BEGIN EXTRACTED MATERIAL

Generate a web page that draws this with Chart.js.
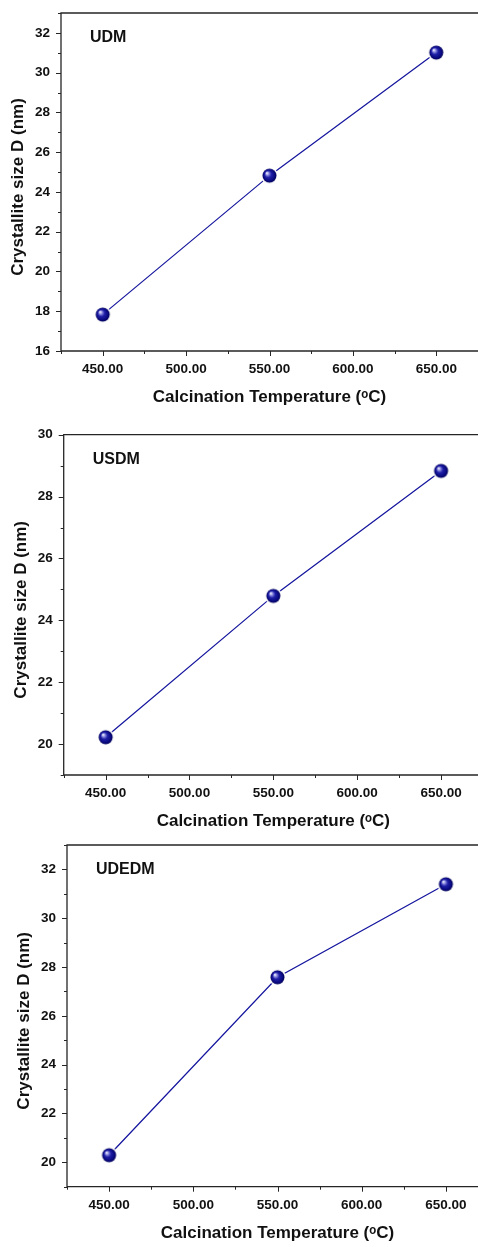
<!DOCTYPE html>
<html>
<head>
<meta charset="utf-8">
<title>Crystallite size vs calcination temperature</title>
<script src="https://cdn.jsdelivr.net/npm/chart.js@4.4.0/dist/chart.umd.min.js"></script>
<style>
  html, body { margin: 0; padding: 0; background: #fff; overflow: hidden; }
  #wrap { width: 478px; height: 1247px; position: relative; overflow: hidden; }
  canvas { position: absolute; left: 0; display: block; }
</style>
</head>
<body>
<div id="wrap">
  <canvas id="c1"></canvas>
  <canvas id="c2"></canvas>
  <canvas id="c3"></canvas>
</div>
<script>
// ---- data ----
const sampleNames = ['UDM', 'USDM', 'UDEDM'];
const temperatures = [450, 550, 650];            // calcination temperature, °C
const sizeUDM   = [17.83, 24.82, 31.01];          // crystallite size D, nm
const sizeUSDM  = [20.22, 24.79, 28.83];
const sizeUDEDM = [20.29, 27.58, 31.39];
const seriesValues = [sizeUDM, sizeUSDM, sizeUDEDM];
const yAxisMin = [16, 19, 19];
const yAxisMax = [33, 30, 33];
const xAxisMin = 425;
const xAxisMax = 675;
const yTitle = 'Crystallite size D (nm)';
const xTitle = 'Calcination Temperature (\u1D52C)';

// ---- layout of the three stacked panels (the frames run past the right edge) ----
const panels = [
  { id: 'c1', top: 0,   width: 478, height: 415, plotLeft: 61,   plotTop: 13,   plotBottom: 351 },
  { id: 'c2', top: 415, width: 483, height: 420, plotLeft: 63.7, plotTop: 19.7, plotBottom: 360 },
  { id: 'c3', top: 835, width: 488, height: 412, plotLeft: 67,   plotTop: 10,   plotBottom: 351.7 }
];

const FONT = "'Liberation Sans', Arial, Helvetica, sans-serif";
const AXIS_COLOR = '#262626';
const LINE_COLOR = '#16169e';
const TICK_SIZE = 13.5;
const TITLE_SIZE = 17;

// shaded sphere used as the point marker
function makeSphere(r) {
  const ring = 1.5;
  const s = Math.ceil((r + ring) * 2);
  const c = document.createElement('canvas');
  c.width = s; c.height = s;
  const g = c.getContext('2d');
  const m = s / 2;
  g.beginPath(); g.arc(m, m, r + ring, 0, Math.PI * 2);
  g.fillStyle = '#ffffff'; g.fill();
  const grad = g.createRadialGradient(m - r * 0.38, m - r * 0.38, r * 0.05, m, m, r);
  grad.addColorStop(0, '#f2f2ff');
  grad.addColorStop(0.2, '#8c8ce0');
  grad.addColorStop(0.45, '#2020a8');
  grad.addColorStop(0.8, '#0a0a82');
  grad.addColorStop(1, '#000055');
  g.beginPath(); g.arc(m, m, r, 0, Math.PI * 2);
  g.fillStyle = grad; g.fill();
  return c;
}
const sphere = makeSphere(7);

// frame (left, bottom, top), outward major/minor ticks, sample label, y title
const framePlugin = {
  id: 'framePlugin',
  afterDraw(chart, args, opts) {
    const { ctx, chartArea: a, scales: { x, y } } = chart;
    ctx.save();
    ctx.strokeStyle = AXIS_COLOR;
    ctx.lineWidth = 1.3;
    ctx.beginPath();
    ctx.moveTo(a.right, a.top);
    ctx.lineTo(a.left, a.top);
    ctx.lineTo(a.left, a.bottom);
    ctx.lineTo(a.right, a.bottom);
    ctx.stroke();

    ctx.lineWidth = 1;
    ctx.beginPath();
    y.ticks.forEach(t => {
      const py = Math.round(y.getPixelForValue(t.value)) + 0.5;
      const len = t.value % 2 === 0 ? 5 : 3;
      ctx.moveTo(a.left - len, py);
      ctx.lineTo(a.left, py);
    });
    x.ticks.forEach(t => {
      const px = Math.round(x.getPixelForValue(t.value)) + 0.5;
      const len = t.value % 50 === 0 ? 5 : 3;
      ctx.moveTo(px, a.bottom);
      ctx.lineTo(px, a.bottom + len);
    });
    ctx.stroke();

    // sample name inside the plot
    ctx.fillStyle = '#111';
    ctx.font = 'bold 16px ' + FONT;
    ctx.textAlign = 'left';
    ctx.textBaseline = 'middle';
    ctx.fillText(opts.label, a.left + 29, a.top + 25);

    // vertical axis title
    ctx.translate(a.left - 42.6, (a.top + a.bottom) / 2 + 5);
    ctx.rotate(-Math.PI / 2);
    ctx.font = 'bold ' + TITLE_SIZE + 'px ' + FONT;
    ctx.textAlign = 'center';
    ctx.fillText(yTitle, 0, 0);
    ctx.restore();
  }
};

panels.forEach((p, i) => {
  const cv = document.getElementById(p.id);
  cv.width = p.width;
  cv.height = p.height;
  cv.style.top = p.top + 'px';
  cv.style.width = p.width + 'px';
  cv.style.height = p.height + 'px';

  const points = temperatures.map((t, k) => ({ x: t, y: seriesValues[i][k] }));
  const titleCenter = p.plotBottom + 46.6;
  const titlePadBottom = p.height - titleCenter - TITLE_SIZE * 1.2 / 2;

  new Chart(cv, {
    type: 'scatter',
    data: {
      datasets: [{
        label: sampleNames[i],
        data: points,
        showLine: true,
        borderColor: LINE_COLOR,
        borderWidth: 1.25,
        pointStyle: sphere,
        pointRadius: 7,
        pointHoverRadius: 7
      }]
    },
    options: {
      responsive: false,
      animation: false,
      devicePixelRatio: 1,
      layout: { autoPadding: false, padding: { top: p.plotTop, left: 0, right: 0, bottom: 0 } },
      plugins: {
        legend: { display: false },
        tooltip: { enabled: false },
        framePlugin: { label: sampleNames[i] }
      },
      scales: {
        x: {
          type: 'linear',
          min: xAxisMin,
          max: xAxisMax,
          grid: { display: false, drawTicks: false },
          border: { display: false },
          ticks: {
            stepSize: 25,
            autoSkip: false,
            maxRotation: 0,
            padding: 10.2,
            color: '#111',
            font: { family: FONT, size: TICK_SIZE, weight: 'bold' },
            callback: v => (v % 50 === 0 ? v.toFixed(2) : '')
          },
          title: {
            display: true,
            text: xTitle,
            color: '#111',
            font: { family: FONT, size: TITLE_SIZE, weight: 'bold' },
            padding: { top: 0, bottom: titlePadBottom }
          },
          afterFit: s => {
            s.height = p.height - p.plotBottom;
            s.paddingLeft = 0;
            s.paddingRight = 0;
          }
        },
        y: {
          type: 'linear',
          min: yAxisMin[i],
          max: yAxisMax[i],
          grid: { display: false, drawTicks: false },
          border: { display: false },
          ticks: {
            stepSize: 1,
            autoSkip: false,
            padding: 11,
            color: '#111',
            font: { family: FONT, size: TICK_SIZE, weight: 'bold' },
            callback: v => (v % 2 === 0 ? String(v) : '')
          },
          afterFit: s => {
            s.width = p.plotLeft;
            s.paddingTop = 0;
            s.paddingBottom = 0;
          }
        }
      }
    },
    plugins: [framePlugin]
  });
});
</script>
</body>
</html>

END EXTRACTED MATERIAL
BEGIN EXTRACTED MATERIAL

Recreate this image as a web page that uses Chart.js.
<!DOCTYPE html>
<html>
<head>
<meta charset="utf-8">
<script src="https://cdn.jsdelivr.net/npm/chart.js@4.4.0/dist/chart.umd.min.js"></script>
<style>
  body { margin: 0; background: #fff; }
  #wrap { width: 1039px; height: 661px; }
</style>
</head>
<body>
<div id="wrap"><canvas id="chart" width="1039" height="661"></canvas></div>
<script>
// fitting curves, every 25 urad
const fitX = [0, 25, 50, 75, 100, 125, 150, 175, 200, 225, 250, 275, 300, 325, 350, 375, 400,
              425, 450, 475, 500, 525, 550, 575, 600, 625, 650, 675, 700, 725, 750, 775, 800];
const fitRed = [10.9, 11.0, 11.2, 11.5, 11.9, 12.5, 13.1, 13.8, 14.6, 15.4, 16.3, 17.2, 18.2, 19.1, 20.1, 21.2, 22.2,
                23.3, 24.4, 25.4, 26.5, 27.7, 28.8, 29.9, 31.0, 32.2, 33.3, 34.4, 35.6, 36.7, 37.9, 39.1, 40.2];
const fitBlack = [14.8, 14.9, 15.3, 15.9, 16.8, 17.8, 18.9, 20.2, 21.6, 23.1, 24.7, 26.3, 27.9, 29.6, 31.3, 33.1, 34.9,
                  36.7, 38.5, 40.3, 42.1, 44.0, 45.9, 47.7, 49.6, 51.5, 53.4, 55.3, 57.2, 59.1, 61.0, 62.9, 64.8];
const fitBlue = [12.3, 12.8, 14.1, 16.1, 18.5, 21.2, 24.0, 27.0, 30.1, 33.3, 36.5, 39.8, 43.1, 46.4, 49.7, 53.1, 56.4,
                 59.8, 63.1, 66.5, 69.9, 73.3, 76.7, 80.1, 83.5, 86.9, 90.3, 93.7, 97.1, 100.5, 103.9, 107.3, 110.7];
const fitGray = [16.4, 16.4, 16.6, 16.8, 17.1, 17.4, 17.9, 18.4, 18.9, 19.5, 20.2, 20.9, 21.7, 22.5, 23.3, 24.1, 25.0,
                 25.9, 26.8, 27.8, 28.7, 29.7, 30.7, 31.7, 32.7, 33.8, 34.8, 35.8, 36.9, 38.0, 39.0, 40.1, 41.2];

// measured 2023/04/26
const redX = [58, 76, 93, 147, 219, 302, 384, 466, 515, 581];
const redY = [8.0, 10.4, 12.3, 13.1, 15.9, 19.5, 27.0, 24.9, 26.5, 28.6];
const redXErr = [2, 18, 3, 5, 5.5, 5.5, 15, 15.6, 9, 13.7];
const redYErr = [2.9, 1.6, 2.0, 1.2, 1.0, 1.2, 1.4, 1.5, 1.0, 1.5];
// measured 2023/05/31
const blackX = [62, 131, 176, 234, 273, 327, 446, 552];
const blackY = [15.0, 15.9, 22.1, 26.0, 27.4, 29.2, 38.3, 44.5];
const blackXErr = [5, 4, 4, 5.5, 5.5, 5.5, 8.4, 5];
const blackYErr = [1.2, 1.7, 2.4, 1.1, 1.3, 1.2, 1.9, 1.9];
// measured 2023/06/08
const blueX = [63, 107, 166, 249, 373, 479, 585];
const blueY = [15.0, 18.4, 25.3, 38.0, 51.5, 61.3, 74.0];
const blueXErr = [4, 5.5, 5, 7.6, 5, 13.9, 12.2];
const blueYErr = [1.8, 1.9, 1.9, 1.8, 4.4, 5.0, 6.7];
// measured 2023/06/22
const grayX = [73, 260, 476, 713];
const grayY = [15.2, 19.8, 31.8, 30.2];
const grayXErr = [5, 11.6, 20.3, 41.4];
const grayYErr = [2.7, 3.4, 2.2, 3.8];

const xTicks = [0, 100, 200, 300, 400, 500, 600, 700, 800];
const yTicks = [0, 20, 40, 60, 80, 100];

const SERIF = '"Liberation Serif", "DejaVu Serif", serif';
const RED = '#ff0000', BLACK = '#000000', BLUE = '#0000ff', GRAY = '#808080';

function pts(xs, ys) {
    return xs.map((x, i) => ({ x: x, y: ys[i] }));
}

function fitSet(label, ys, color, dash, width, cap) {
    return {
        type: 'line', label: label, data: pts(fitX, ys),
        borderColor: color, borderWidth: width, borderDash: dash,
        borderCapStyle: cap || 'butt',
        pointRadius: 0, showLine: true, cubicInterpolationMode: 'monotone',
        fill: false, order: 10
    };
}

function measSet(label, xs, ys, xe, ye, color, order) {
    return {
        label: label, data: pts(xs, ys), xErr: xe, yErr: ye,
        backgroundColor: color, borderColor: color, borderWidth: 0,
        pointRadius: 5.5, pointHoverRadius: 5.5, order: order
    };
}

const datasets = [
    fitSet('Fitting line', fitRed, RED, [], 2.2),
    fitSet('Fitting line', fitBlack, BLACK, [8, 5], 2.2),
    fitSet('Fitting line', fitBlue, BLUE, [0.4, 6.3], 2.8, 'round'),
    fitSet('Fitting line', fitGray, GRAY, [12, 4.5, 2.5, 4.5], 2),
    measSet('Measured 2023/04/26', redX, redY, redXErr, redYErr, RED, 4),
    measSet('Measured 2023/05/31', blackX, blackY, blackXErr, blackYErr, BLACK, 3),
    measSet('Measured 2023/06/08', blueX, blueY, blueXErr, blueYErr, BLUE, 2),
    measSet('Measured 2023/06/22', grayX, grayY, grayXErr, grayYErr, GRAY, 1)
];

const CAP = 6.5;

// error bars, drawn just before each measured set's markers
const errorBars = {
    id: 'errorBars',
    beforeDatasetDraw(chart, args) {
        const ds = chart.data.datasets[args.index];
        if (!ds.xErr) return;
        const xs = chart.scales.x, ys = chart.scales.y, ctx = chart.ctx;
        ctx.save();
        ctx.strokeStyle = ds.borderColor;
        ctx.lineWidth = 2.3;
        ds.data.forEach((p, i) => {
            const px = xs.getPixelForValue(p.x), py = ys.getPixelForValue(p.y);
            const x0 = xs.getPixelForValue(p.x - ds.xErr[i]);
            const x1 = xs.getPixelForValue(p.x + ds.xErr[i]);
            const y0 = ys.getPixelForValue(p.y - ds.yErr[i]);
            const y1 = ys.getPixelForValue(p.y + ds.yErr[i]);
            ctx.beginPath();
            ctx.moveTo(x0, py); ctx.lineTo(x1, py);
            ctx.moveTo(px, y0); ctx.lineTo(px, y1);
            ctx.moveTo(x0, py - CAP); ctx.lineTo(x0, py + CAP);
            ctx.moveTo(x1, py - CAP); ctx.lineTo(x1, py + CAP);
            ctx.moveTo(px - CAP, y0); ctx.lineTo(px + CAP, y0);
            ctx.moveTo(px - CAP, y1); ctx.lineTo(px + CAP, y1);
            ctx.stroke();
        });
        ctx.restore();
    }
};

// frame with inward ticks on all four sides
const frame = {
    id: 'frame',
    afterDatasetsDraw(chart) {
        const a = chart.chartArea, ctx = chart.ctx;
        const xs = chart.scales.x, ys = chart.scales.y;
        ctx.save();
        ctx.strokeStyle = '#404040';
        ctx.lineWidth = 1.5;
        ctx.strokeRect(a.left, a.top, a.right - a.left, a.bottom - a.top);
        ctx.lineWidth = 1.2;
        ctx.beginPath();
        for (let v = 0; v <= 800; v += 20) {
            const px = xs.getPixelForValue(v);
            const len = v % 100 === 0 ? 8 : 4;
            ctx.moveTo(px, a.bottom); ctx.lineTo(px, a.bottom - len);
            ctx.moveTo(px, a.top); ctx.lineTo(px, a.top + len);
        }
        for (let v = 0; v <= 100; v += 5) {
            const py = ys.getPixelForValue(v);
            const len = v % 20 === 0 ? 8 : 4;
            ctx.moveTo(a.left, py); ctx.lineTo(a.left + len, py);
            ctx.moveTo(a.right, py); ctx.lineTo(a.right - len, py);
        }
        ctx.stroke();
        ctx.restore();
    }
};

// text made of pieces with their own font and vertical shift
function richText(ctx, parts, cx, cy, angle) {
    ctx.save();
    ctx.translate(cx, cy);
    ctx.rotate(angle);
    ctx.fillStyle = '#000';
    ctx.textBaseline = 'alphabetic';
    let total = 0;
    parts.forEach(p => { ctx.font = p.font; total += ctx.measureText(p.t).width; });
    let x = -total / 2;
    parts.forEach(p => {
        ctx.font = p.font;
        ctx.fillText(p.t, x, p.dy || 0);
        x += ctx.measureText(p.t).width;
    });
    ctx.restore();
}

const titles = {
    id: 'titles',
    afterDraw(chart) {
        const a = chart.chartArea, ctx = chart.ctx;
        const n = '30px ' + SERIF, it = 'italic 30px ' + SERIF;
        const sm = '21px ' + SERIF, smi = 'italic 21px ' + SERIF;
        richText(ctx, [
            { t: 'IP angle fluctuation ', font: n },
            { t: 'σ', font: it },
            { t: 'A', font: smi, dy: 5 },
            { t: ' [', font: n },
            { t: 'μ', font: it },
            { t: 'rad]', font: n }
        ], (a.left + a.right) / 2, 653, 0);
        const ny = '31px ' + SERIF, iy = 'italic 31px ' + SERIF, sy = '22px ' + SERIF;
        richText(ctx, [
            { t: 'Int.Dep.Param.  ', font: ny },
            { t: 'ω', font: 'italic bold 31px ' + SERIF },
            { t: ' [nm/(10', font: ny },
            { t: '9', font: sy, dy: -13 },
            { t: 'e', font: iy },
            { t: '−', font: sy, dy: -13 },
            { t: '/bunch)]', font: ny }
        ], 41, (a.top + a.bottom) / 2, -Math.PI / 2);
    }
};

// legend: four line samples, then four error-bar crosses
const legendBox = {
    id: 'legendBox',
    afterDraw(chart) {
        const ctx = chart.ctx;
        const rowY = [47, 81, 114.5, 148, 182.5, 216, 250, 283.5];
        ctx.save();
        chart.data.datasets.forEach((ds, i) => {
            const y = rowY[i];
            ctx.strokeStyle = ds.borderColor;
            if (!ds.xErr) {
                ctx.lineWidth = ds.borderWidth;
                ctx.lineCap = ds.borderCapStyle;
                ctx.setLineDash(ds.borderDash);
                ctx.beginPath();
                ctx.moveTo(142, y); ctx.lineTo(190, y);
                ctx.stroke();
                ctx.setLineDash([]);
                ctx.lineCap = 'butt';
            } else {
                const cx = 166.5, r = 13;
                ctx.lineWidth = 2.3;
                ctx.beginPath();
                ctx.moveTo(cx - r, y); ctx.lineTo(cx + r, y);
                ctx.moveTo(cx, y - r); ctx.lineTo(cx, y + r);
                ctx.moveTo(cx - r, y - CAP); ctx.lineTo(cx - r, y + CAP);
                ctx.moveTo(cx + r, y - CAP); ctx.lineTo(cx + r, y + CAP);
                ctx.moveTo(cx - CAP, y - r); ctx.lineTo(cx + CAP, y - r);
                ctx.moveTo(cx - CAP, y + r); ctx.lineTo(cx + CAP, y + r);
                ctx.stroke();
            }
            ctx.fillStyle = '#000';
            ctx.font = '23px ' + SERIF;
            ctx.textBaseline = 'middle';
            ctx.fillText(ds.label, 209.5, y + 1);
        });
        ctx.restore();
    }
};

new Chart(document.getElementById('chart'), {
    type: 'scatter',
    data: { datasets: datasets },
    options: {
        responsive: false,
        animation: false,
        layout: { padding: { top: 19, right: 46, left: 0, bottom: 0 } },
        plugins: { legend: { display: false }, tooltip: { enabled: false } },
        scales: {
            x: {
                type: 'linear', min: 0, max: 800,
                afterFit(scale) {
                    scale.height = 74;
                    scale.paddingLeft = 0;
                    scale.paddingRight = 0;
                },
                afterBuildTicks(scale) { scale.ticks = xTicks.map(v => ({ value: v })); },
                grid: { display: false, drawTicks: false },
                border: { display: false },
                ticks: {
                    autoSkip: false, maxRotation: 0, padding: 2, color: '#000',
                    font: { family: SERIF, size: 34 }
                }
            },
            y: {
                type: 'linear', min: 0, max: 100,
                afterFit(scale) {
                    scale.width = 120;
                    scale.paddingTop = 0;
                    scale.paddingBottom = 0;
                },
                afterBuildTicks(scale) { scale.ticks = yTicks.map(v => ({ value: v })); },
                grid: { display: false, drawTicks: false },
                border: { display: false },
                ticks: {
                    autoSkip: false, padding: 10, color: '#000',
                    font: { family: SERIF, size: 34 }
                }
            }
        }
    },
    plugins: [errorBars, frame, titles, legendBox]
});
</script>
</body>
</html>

END EXTRACTED MATERIAL
BEGIN EXTRACTED MATERIAL

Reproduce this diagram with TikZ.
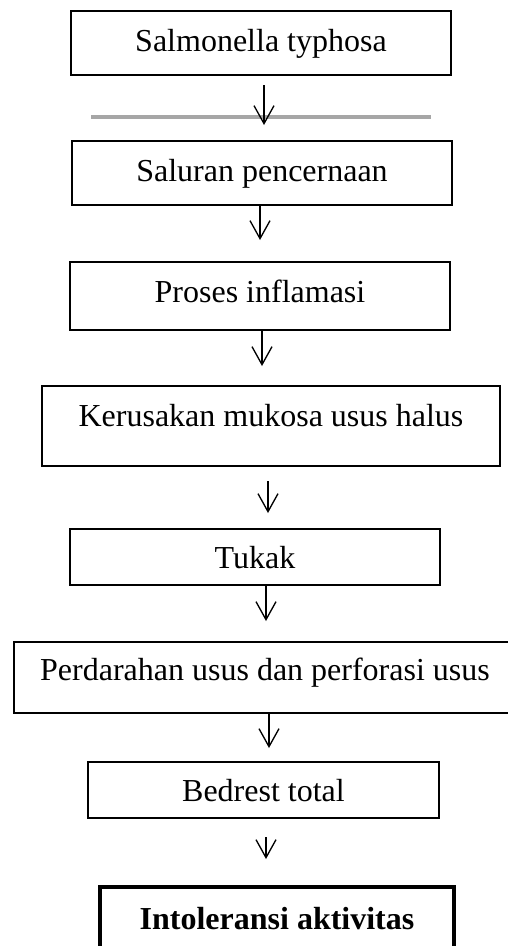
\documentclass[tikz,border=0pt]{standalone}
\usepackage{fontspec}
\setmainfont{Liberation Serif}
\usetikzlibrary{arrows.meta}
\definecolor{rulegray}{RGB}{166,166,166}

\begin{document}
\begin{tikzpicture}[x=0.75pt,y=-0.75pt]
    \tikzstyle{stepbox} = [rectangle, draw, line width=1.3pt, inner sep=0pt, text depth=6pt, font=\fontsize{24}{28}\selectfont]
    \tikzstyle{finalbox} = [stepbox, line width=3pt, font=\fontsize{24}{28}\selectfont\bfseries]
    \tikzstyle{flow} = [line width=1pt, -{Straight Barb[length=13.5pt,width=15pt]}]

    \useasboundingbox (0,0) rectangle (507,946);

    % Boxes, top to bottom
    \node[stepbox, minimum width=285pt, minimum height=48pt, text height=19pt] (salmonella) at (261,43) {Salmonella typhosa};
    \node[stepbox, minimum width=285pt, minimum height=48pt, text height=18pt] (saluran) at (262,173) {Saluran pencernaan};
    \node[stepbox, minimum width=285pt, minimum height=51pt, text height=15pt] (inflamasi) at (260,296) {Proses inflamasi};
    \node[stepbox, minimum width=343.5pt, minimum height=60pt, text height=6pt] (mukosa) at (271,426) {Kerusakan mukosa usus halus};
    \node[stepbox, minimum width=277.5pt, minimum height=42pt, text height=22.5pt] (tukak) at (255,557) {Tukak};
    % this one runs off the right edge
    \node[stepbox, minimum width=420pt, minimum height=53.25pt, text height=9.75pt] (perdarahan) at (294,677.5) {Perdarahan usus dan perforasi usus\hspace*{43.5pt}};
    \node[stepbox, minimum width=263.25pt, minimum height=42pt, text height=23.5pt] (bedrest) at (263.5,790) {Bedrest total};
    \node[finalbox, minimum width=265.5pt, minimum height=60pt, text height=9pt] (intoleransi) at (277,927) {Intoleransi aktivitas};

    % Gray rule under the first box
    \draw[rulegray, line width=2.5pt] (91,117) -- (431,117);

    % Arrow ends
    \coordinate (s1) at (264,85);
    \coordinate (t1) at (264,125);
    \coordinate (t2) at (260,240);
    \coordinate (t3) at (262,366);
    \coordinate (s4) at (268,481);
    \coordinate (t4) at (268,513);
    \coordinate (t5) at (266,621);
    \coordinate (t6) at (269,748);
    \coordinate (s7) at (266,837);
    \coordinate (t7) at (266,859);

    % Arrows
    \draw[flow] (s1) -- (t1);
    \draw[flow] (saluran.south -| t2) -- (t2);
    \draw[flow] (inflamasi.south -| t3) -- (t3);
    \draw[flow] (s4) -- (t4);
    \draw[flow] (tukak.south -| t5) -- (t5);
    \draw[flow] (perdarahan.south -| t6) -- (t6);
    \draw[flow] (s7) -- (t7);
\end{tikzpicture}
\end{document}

END EXTRACTED MATERIAL

» WHAT NEEDS TO BE DONE: From the entries above, extract only the lines running from the one containing "Recreate this image" through the one containing "39.0, 40.1, 41.2];", inclusive.

» ANSWER TO THIS TASK:
Recreate this image as a web page that uses Chart.js.
<!DOCTYPE html>
<html>
<head>
<meta charset="utf-8">
<script src="https://cdn.jsdelivr.net/npm/chart.js@4.4.0/dist/chart.umd.min.js"></script>
<style>
  body { margin: 0; background: #fff; }
  #wrap { width: 1039px; height: 661px; }
</style>
</head>
<body>
<div id="wrap"><canvas id="chart" width="1039" height="661"></canvas></div>
<script>
// fitting curves, every 25 urad
const fitX = [0, 25, 50, 75, 100, 125, 150, 175, 200, 225, 250, 275, 300, 325, 350, 375, 400,
              425, 450, 475, 500, 525, 550, 575, 600, 625, 650, 675, 700, 725, 750, 775, 800];
const fitRed = [10.9, 11.0, 11.2, 11.5, 11.9, 12.5, 13.1, 13.8, 14.6, 15.4, 16.3, 17.2, 18.2, 19.1, 20.1, 21.2, 22.2,
                23.3, 24.4, 25.4, 26.5, 27.7, 28.8, 29.9, 31.0, 32.2, 33.3, 34.4, 35.6, 36.7, 37.9, 39.1, 40.2];
const fitBlack = [14.8, 14.9, 15.3, 15.9, 16.8, 17.8, 18.9, 20.2, 21.6, 23.1, 24.7, 26.3, 27.9, 29.6, 31.3, 33.1, 34.9,
                  36.7, 38.5, 40.3, 42.1, 44.0, 45.9, 47.7, 49.6, 51.5, 53.4, 55.3, 57.2, 59.1, 61.0, 62.9, 64.8];
const fitBlue = [12.3, 12.8, 14.1, 16.1, 18.5, 21.2, 24.0, 27.0, 30.1, 33.3, 36.5, 39.8, 43.1, 46.4, 49.7, 53.1, 56.4,
                 59.8, 63.1, 66.5, 69.9, 73.3, 76.7, 80.1, 83.5, 86.9, 90.3, 93.7, 97.1, 100.5, 103.9, 107.3, 110.7];
const fitGray = [16.4, 16.4, 16.6, 16.8, 17.1, 17.4, 17.9, 18.4, 18.9, 19.5, 20.2, 20.9, 21.7, 22.5, 23.3, 24.1, 25.0,
                 25.9, 26.8, 27.8, 28.7, 29.7, 30.7, 31.7, 32.7, 33.8, 34.8, 35.8, 36.9, 38.0, 39.0, 40.1, 41.2];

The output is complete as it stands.